*Requirement*. For the entries below, copy exactly the line that contains "Rebuild this chart" through the line that contains "showlegend=False, cliponaxis=False))", both ends included, and exclude all pictures.

[Records with drawing code]

——

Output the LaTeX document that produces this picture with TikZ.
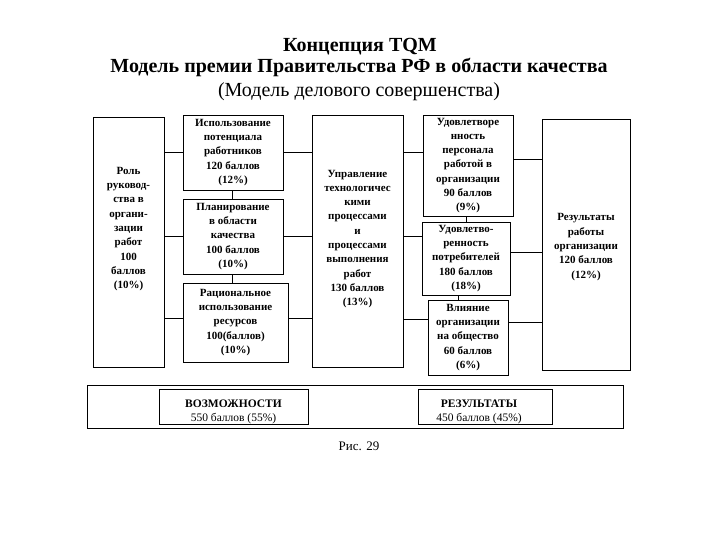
\documentclass[tikz,border=0pt]{standalone}
\usepackage{fontspec}
\setmainfont{Liberation Serif}
\begin{document}
\begin{tikzpicture}[x=1pt,y=-1pt,
  box/.style={draw, line width=0.8pt, inner sep=0pt, align=center,
    font=\bfseries\fontsize{11}{14.3}\selectfont},
  txt/.style={inner sep=0pt, align=center, font=\bfseries\fontsize{11}{14.3}\selectfont},
  ln/.style={line width=0.8pt},
  title/.style={inner sep=0pt, font=\fontsize{20}{24}\selectfont}]
\useasboundingbox (0,0) rectangle (720,540);
% title
\node[title, font=\bfseries\fontsize{20}{24}\selectfont] (t1) at (360,47) {Концепция TQM};
\node[title, font=\bfseries\fontsize{20}{24}\selectfont] (t2) at (359,67) {Модель премии Правительства РФ в области качества};
\node[title] (t3) at (359,92) {(Модель делового совершенства)};
% left
\node[box, minimum width=71, minimum height=250] (role) at (128.5,242) {};
\node[txt] (roletext) at (128.5,229) {Роль\\руковод-\\ства в\\органи-\\зации\\работ\\100\\баллов\\(10\%)};
% middle column
\node[box, minimum width=100, minimum height=75] (use) at (233,152.5) {Использование\\потенциала\\работников\\120 баллов\\(12\%)};
\node[box, minimum width=100, minimum height=75] (plan) at (233,236.5) {Планирование\\в области\\качества\\100 баллов\\(10\%)};
\node[box, minimum width=105, minimum height=79] (rat) at (235.5,322.5) {Рациональное\\использование\\ресурсов\\100(баллов)\\(10\%)};
% process
\node[box, minimum width=91, minimum height=252] (upr) at (357.5,241) {};
\node[txt] (uprtext) at (357.5,239) {Управление\\технологичес\\кими\\процессами\\и\\процессами\\выполнения\\работ\\130 баллов\\(13\%)};
% right column
\node[box, minimum width=90, minimum height=101] (sat1) at (468,165.5) {Удовлетворе\\нность\\персонала\\работой в\\организации\\90 баллов\\(9\%)};
\node[box, minimum width=88, minimum height=73] (sat2) at (466,258.5) {Удовлетво-\\ренность\\потребителей\\180 баллов\\(18\%)};
\node[box, minimum width=80, minimum height=75] (infl) at (468,337.5) {Влияние\\организации\\на общество\\60 баллов\\(6\%)};
% results
\node[box, minimum width=88, minimum height=251] (res) at (586,244.5) {};
\node[txt] (restext) at (586,247) {Результаты\\работы\\организации\\120 баллов\\(12\%)};
% connectors row 1..3
\draw[ln] (use.west -| role.east) -- (use.west);
\draw[ln] (plan.west -| role.east) -- (plan.west);
\draw[ln] ([yshift=4pt]rat.west -| role.east) -- ([yshift=4pt]rat.west);
\draw[ln] (use.east) -- (use.east -| upr.west);
\draw[ln] (plan.east) -- (plan.east -| upr.west);
\draw[ln] ([yshift=4pt]rat.east) -- ([yshift=4pt]rat.east -| upr.west);
\draw[ln] (upr.east |- use.east) -- (sat1.west |- use.east);
\draw[ln] (upr.east |- plan.east) -- (sat2.west |- plan.east);
\draw[ln] ([yshift=3pt]upr.east |- rat.east) -- ([yshift=3pt]infl.west |- rat.east);
\draw[ln] ([yshift=6pt]sat1.east) -- ([yshift=6pt]sat1.east -| res.west);
\draw[ln] ([yshift=6pt]sat2.east) -- ([yshift=6pt]sat2.east -| res.west);
\draw[ln] ([yshift=15pt]infl.east) -- ([yshift=15pt]infl.east -| res.west);
% vertical links
\draw[ln] ([xshift=-1pt]use.south) -- ([xshift=-1pt]use.south |- plan.north);
\draw[ln] ([xshift=-1pt]plan.south) -- ([xshift=-1pt]plan.south |- rat.north);
\draw[ln] ([xshift=-2pt]sat1.south) -- ([xshift=-2pt]sat1.south |- sat2.north);
\draw[ln] ([xshift=-8pt]sat2.south) -- ([xshift=-8pt]sat2.south |- infl.north);
% bottom
\node[box, minimum width=536, minimum height=43] (wide) at (355,406.5) {};
\node[box, minimum width=149, minimum height=35] (opp) at (233.5,406.5) {};
\node[txt, font=\fontsize{11.5}{14}\selectfont] (opptext) at (233.5,412) {\textbf{ВОЗМОЖНОСТИ}\\550 баллов (55\%)};
\node[box, minimum width=134, minimum height=35] (rslt) at (485,406.5) {};
\node[txt, font=\fontsize{11.5}{14}\selectfont] (rslttext) at (479,412) {\textbf{РЕЗУЛЬТАТЫ}\\450 баллов (45\%)};
\node[inner sep=0pt, font=\fontsize{13}{15}\selectfont] (fig) at (359,446) {Рис. 29};
\end{tikzpicture}
\end{document}
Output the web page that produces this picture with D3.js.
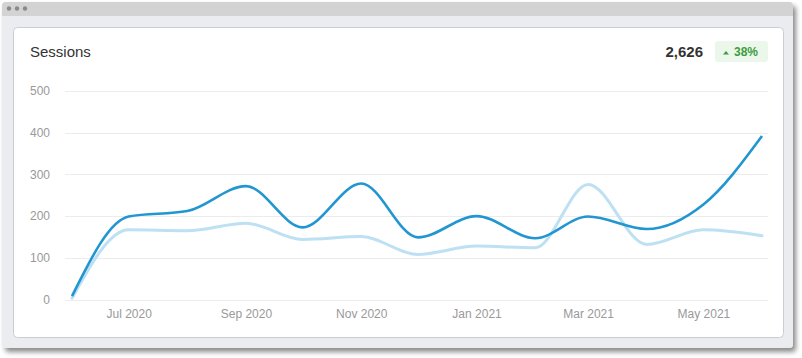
<!DOCTYPE html>
<html>
<head>
<meta charset="utf-8">
<script src="https://cdn.jsdelivr.net/npm/d3@7"></script>
<style>
  html, body { margin: 0; padding: 0; background: #ffffff; }
  svg { display: block; font-family: "Helvetica Neue", Helvetica, Arial, "Liberation Sans", sans-serif; }
</style>
</head>
<body>
<svg id="chart" width="802" height="358"></svg>
<script>
// ---- data ----
const months = ["2020-06","2020-07","2020-08","2020-09","2020-10","2020-11","2020-12",
                "2021-01","2021-02","2021-03","2021-04","2021-05","2021-06"];
const currentSessions = [8, 199, 212, 272, 173, 278, 149, 200, 147, 199, 169, 228, 392];
const previousSessions = [3, 167, 165, 183, 144, 151, 108, 128, 124, 276, 132, 167, 153];
const yTicks = [0, 100, 200, 300, 400, 500];
const xTickLabels = ["Jul 2020", "Sep 2020", "Nov 2020", "Jan 2021", "Mar 2021", "May 2021"];
const xTickDates = ["2020-07","2020-09","2020-11","2021-01","2021-03","2021-05"];
const title = "Sessions";
const changePct = 38;

const parse = d3.timeParse("%Y-%m");
const dates = months.map(parse);
const total = d3.sum(currentSessions);

const svg = d3.select("#chart");

// ---- window frame ----
const defs = svg.append("defs");
const f = defs.append("filter").attr("id", "shadow").attr("x", "-5%").attr("y", "-5%").attr("width", "110%").attr("height", "115%");
f.append("feDropShadow").attr("dx", 3).attr("dy", 4).attr("stdDeviation", 2.5).attr("flood-color", "#000").attr("flood-opacity", 0.45);

svg.append("rect").attr("x", 2).attr("y", 2).attr("width", 791).attr("height", 346)
  .attr("rx", 4).attr("fill", "#ebecf0").attr("filter", "url(#shadow)");
// title bar
const clip = defs.append("clipPath").attr("id", "winclip");
clip.append("rect").attr("x", 2).attr("y", 2).attr("width", 791).attr("height", 346).attr("rx", 4);
svg.append("rect").attr("x", 2).attr("y", 2).attr("width", 791).attr("height", 14)
  .attr("fill", "#d3d3d3").attr("clip-path", "url(#winclip)");
[9, 17, 25].forEach(cx => svg.append("circle").attr("cx", cx).attr("cy", 8.5).attr("r", 2.2).attr("fill", "#8a8a8a"));

// card
svg.append("rect").attr("x", 13.5).attr("y", 27.5).attr("width", 770).attr("height", 310)
  .attr("rx", 4).attr("fill", "#ffffff").attr("stroke", "#c9cdd4").attr("stroke-width", 1);

// ---- header ----
svg.append("text").attr("x", 30).attr("y", 57).attr("font-size", 15).attr("fill", "#333")
  .text(title);
svg.append("text").attr("x", 703).attr("y", 57).attr("text-anchor", "end")
  .attr("font-size", 15).attr("font-weight", "bold").attr("fill", "#333")
  .text(d3.format(",")(total));
svg.append("rect").attr("x", 715).attr("y", 41).attr("width", 53).attr("height", 21)
  .attr("rx", 3).attr("fill", "#ecf7ec");
svg.append("path").attr("d", "M723,54.5 L726,51 L729,54.5 Z").attr("fill", "#3c9c3c");
svg.append("text").attr("x", 734).attr("y", 56).attr("font-size", 12).attr("font-weight", "bold")
  .attr("fill", "#3c9c3c").text(changePct + "%");

// ---- scales ----
const x = d3.scaleTime().domain([dates[0], dates[dates.length - 1]]).range([72, 762]);
const y = d3.scaleLinear().domain([0, 500]).range([299.5, 91]);

// grid
svg.append("g").selectAll("line").data(yTicks).join("line")
  .attr("x1", 65).attr("x2", 768)
  .attr("y1", d => Math.round(y(d)) + 0.5).attr("y2", d => Math.round(y(d)) + 0.5)
  .attr("stroke", "#ececec").attr("stroke-width", 1);

// y axis
const yAxis = d3.axisLeft(y).tickValues(yTicks).tickSize(0).tickPadding(0);
const gy = svg.append("g").attr("transform", "translate(50,0)").call(yAxis);
gy.select(".domain").remove();
gy.selectAll("text").attr("font-size", 12).attr("fill", "#999").attr("font-family", null);

// x axis
const xAxis = d3.axisBottom(x).tickValues(xTickDates.map(parse))
  .tickFormat((d, i) => xTickLabels[i]).tickSize(0).tickPadding(0);
const gx = svg.append("g").attr("transform", "translate(0,309)").call(xAxis);
gx.select(".domain").remove();
gx.selectAll("text").attr("font-size", 12).attr("fill", "#999").attr("font-family", null);

// lines
const line = d3.line().x((d, i) => x(dates[i])).y(d => y(d)).curve(d3.curveMonotoneX);
svg.append("path").datum(previousSessions).attr("d", line)
  .attr("fill", "none").attr("stroke", "#bde0f2").attr("stroke-width", 3)
  .attr("stroke-linejoin", "round").attr("stroke-linecap", "round");
svg.append("path").datum(currentSessions).attr("d", line)
  .attr("fill", "none").attr("stroke", "#2196d0").attr("stroke-width", 2.6)
  .attr("stroke-linejoin", "round").attr("stroke-linecap", "butt");
</script>
</body>
</html>
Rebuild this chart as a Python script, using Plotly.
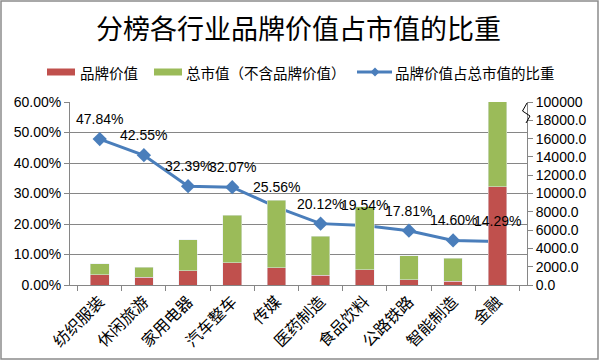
import plotly.graph_objects as go

categories = ['纺织服装', '休闲旅游', '家用电器', '汽车整车', '传媒', '医药制造', '食品饮料', '公路铁路', '智能制造', '金融']
brand_value = [1100, 840, 1560, 2440, 1890, 1090, 1640, 550, 400, 10740]
market_ex_brand = [1230, 1095, 3360, 5180, 7400, 4265, 6920, 2650, 2520, 64420]
brand_ratio = [0.4784, 0.4255, 0.3239, 0.3207, 0.2556, 0.2012, 0.1954, 0.1781, 0.1460, 0.1429]
right_tick_vals = [0, 2000, 4000, 6000, 8000, 10000, 12000, 14000, 16000, 18000, 20000]
right_tick_text = ['0.0', '2000.0', '4000.0', '6000.0', '8000.0', '10000.0', '12000.0',
                   '14000.0', '16000.0', '18000.0', '100000']

W, H = 600, 362
L, R, T, B = 70, 73, 102, 77
PW, PH = W - L - R, H - T - B


def px(x):
    return (x - L) / PW


def py(y):
    return (H - B - y) / PH


RED = '#C0504D'
GREEN = '#9BBB59'
BLUE = '#4A7EBB'
CJK = 'Noto Sans CJK SC'
NUM = 'Liberation Sans'

fig = go.Figure()
fig.add_trace(go.Bar(x=categories, y=brand_value, name='品牌价值', marker_color=RED,
                     yaxis='y2', showlegend=False, cliponaxis=True))
fig.add_trace(go.Bar(x=categories, y=market_ex_brand, name='总市值（不含品牌价值）', marker_color=GREEN,
                     yaxis='y2', showlegend=False, cliponaxis=True))
fig.add_trace(go.Scatter(x=categories, y=brand_ratio, name='品牌价值占总市值的比重', mode='lines+markers',
                         line=dict(color=BLUE, width=3),
                         marker=dict(symbol='diamond', size=11, color=BLUE),
                         showlegend=False, cliponaxis=False))

shapes = []
annotations = []
# data labels for the ratio line
for c, v in zip(categories, brand_ratio):
    annotations.append(dict(x=c, y=v, xref='x', yref='y', text=f'{v*100:.2f}%', showarrow=False,
                            yshift=20, xanchor='center', yanchor='middle',
                            font=dict(family=NUM, size=14, color='#000')))
# outer frame
shapes.append(dict(type='rect', xref='paper', yref='paper', x0=px(1), x1=px(598), y0=py(359), y1=py(1),
                   line=dict(color='#8c8c8c', width=1.5), fillcolor='rgba(0,0,0,0)', layer='above'))
# legend
leg_y = py(72)
shapes.append(dict(type='rect', xref='paper', yref='paper', x0=px(47), x1=px(75), y0=py(75.5), y1=py(68.5),
                   line=dict(width=0), fillcolor=RED))
annotations.append(dict(text='品牌价值', xref='paper', yref='paper', x=px(78), y=leg_y, xanchor='left',
                        yanchor='middle', showarrow=False, font=dict(family=CJK, size=14.5, color='#000')))
shapes.append(dict(type='rect', xref='paper', yref='paper', x0=px(154), x1=px(182), y0=py(75.5), y1=py(68.5),
                   line=dict(width=0), fillcolor=GREEN))
annotations.append(dict(text='总市值（不含品牌价值）', xref='paper', yref='paper', x=px(184), y=leg_y,
                        xanchor='left', yanchor='middle', showarrow=False,
                        font=dict(family=CJK, size=14.5, color='#000')))
shapes.append(dict(type='line', xref='paper', yref='paper', x0=px(357), x1=px(392), y0=leg_y, y1=leg_y,
                   line=dict(color=BLUE, width=3)))
shapes.append(dict(type='path', xref='paper', yref='paper',
                   path=f'M {px(375)},{py(67.5)} L {px(379.5)},{py(72)} L {px(375)},{py(76.5)} L {px(370.5)},{py(72)} Z',
                   line=dict(width=0), fillcolor=BLUE))
annotations.append(dict(text='品牌价值占总市值的比重', xref='paper', yref='paper', x=px(393), y=leg_y,
                        xanchor='left', yanchor='middle', showarrow=False,
                        font=dict(family=CJK, size=14.5, color='#000')))
# axis break mark
shapes.append(dict(type='path', xref='paper', yref='paper',
                   path=f'M {px(527)},{py(103)} L {px(522.5)},{py(111)} L {px(530)},{py(116)} L {px(526)},{py(123)}',
                   line=dict(color='#000000', width=1)))

fig.update_layout(
    width=W, height=H,
    margin=dict(l=L, r=R, t=T, b=B, autoexpand=False),
    paper_bgcolor='white', plot_bgcolor='white',
    barmode='stack', bargap=0.58,
    title=dict(text='分榜各行业品牌价值占市值的比重', x=0.5, xref='paper', xanchor='center',
               y=1 - 30 / H, yanchor='middle', yref='container',
               font=dict(family=CJK, size=27, color='#000')),
    xaxis=dict(tickangle=-45, tickfont=dict(family=CJK, size=16, color='#000'),
               ticks='outside', tickson='boundaries', ticklen=5, tickcolor='#868686',
               showline=True, linecolor='#868686', linewidth=1, showgrid=False, automargin=False),
    yaxis=dict(range=[0, 0.6], dtick=0.1, tickformat='.2%', tickfont=dict(family=NUM, size=14, color='#000'),
               showgrid=True, gridcolor='#868686', gridwidth=1, showline=True, linecolor='#868686',
               ticks='outside', ticklen=5, tickcolor='#868686', zeroline=False, automargin=False),
    yaxis2=dict(range=[0, 20000], overlaying='y', side='right', tickvals=right_tick_vals,
                ticktext=right_tick_text, tickfont=dict(family=NUM, size=14, color='#000'),
                showgrid=False, showline=True, linecolor='#868686', ticks='outside', ticklen=5,
                tickcolor='#868686', zeroline=False, automargin=False),
    shapes=shapes, annotations=annotations,
)

fig.write_html('out.html', config={'displayModeBar': False},
               post_script="document.body.style.margin='0';document.body.style.padding='0';")
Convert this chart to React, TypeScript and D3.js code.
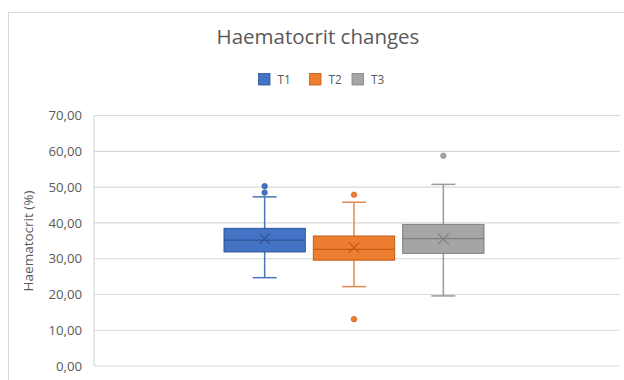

——

*Result of this task*.
Rebuild this chart as a Python script, using Plotly.
import plotly.graph_objects as go

categories = ['纺织服装', '休闲旅游', '家用电器', '汽车整车', '传媒', '医药制造', '食品饮料', '公路铁路', '智能制造', '金融']
brand_value = [1100, 840, 1560, 2440, 1890, 1090, 1640, 550, 400, 10740]
market_ex_brand = [1230, 1095, 3360, 5180, 7400, 4265, 6920, 2650, 2520, 64420]
brand_ratio = [0.4784, 0.4255, 0.3239, 0.3207, 0.2556, 0.2012, 0.1954, 0.1781, 0.1460, 0.1429]
right_tick_vals = [0, 2000, 4000, 6000, 8000, 10000, 12000, 14000, 16000, 18000, 20000]
right_tick_text = ['0.0', '2000.0', '4000.0', '6000.0', '8000.0', '10000.0', '12000.0',
                   '14000.0', '16000.0', '18000.0', '100000']

W, H = 600, 362
L, R, T, B = 70, 73, 102, 77
PW, PH = W - L - R, H - T - B


def px(x):
    return (x - L) / PW


def py(y):
    return (H - B - y) / PH


RED = '#C0504D'
GREEN = '#9BBB59'
BLUE = '#4A7EBB'
CJK = 'Noto Sans CJK SC'
NUM = 'Liberation Sans'

fig = go.Figure()
fig.add_trace(go.Bar(x=categories, y=brand_value, name='品牌价值', marker_color=RED,
                     yaxis='y2', showlegend=False, cliponaxis=True))
fig.add_trace(go.Bar(x=categories, y=market_ex_brand, name='总市值（不含品牌价值）', marker_color=GREEN,
                     yaxis='y2', showlegend=False, cliponaxis=True))
fig.add_trace(go.Scatter(x=categories, y=brand_ratio, name='品牌价值占总市值的比重', mode='lines+markers',
                         line=dict(color=BLUE, width=3),
                         marker=dict(symbol='diamond', size=11, color=BLUE),
                         showlegend=False, cliponaxis=False))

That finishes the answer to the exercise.